#### Given data ####

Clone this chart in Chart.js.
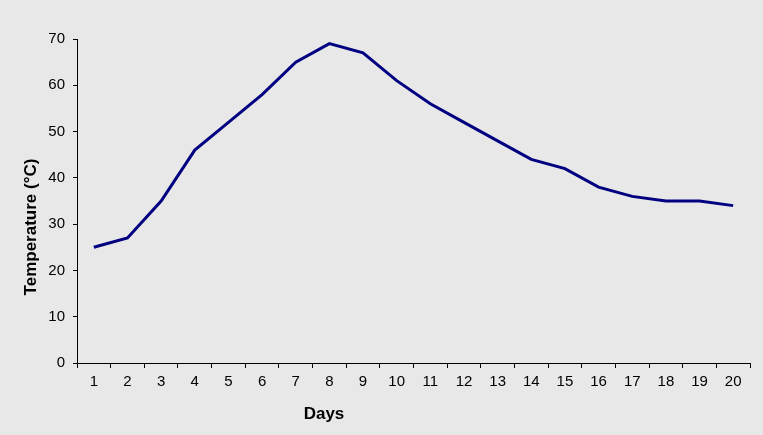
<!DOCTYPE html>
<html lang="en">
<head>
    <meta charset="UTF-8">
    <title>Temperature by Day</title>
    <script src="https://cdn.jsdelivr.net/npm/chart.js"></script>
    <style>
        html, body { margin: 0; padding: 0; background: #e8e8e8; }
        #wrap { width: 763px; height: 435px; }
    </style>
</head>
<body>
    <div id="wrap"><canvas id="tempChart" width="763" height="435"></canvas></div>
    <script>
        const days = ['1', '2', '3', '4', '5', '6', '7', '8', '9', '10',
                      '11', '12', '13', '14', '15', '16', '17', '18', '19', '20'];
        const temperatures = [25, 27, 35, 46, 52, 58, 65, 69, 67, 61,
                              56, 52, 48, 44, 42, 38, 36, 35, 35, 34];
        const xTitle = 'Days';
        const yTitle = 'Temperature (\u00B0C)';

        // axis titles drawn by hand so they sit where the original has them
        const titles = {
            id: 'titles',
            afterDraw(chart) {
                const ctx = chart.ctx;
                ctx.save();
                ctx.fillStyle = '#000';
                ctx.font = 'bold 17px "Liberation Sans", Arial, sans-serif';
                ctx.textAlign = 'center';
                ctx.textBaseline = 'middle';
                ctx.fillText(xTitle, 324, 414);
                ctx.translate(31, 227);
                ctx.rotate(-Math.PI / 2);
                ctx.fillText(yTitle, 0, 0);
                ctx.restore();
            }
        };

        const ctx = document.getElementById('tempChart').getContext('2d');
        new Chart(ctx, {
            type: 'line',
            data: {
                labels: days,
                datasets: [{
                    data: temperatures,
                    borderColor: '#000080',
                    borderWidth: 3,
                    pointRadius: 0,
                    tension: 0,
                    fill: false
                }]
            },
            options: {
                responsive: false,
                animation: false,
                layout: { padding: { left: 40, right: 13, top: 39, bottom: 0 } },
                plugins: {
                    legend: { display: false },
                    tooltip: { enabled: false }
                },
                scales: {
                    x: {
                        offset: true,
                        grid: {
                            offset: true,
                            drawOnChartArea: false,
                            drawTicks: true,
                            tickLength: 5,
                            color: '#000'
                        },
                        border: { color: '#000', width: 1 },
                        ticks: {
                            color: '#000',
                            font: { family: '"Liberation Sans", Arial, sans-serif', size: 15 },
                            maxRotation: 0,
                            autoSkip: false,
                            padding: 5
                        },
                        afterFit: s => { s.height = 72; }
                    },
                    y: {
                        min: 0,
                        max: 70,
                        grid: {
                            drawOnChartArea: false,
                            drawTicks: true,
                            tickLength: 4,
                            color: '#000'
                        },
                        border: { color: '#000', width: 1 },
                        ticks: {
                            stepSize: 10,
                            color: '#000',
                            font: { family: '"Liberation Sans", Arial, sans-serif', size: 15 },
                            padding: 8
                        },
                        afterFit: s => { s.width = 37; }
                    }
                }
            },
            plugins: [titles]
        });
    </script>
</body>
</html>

####

Every line of text is to be repeated exactly; pictures are left out.

◆ Expected answer:
Clone this chart in Chart.js.
<!DOCTYPE html>
<html lang="en">
<head>
    <meta charset="UTF-8">
    <title>Temperature by Day</title>
    <script src="https://cdn.jsdelivr.net/npm/chart.js"></script>
    <style>
        html, body { margin: 0; padding: 0; background: #e8e8e8; }
        #wrap { width: 763px; height: 435px; }
    </style>
</head>
<body>
    <div id="wrap"><canvas id="tempChart" width="763" height="435"></canvas></div>
    <script>
        const days = ['1', '2', '3', '4', '5', '6', '7', '8', '9', '10',
                      '11', '12', '13', '14', '15', '16', '17', '18', '19', '20'];
        const temperatures = [25, 27, 35, 46, 52, 58, 65, 69, 67, 61,
                              56, 52, 48, 44, 42, 38, 36, 35, 35, 34];
        const xTitle = 'Days';
        const yTitle = 'Temperature (\u00B0C)';

        // axis titles drawn by hand so they sit where the original has them
        const titles = {
            id: 'titles',
            afterDraw(chart) {
                const ctx = chart.ctx;
                ctx.save();
                ctx.fillStyle = '#000';
                ctx.font = 'bold 17px "Liberation Sans", Arial, sans-serif';
                ctx.textAlign = 'center';
                ctx.textBaseline = 'middle';
                ctx.fillText(xTitle, 324, 414);
                ctx.translate(31, 227);
                ctx.rotate(-Math.PI / 2);
                ctx.fillText(yTitle, 0, 0);
                ctx.restore();
            }
        };

        const ctx = document.getElementById('tempChart').getContext('2d');
        new Chart(ctx, {
            type: 'line',
            data: {
                labels: days,
                datasets: [{
                    data: temperatures,
                    borderColor: '#000080',
                    borderWidth: 3,
                    pointRadius: 0,
                    tension: 0,
                    fill: false
                }]
            },
            options: {
                responsive: false,
                animation: false,
                layout: { padding: { left: 40, right: 13, top: 39, bottom: 0 } },
                plugins: {
                    legend: { display: false },
                    tooltip: { enabled: false }
                },
                scales: {
                    x: {
                        offset: true,
                        grid: {
                            offset: true,
                            drawOnChartArea: false,
                            drawTicks: true,
                            tickLength: 5,
                            color: '#000'
                        },
                        border: { color: '#000', width: 1 },
                        ticks: {
                            color: '#000',
                            font: { family: '"Liberation Sans", Arial, sans-serif', size: 15 },
                            maxRotation: 0,
                            autoSkip: false,
                            padding: 5
                        },
                        afterFit: s => { s.height = 72; }
                    },
                    y: {
                        min: 0,
                        max: 70,
                        grid: {
                            drawOnChartArea: false,
                            drawTicks: true,
                            tickLength: 4,
                            color: '#000'
                        },
                        border: { color: '#000', width: 1 },
                        ticks: {
                            stepSize: 10,
                            color: '#000',
                            font: { family: '"Liberation Sans", Arial, sans-serif', size: 15 },
                            padding: 8
                        },
                        afterFit: s => { s.width = 37; }
                    }
                }
            },
            plugins: [titles]
        });
    </script>
</body>
</html>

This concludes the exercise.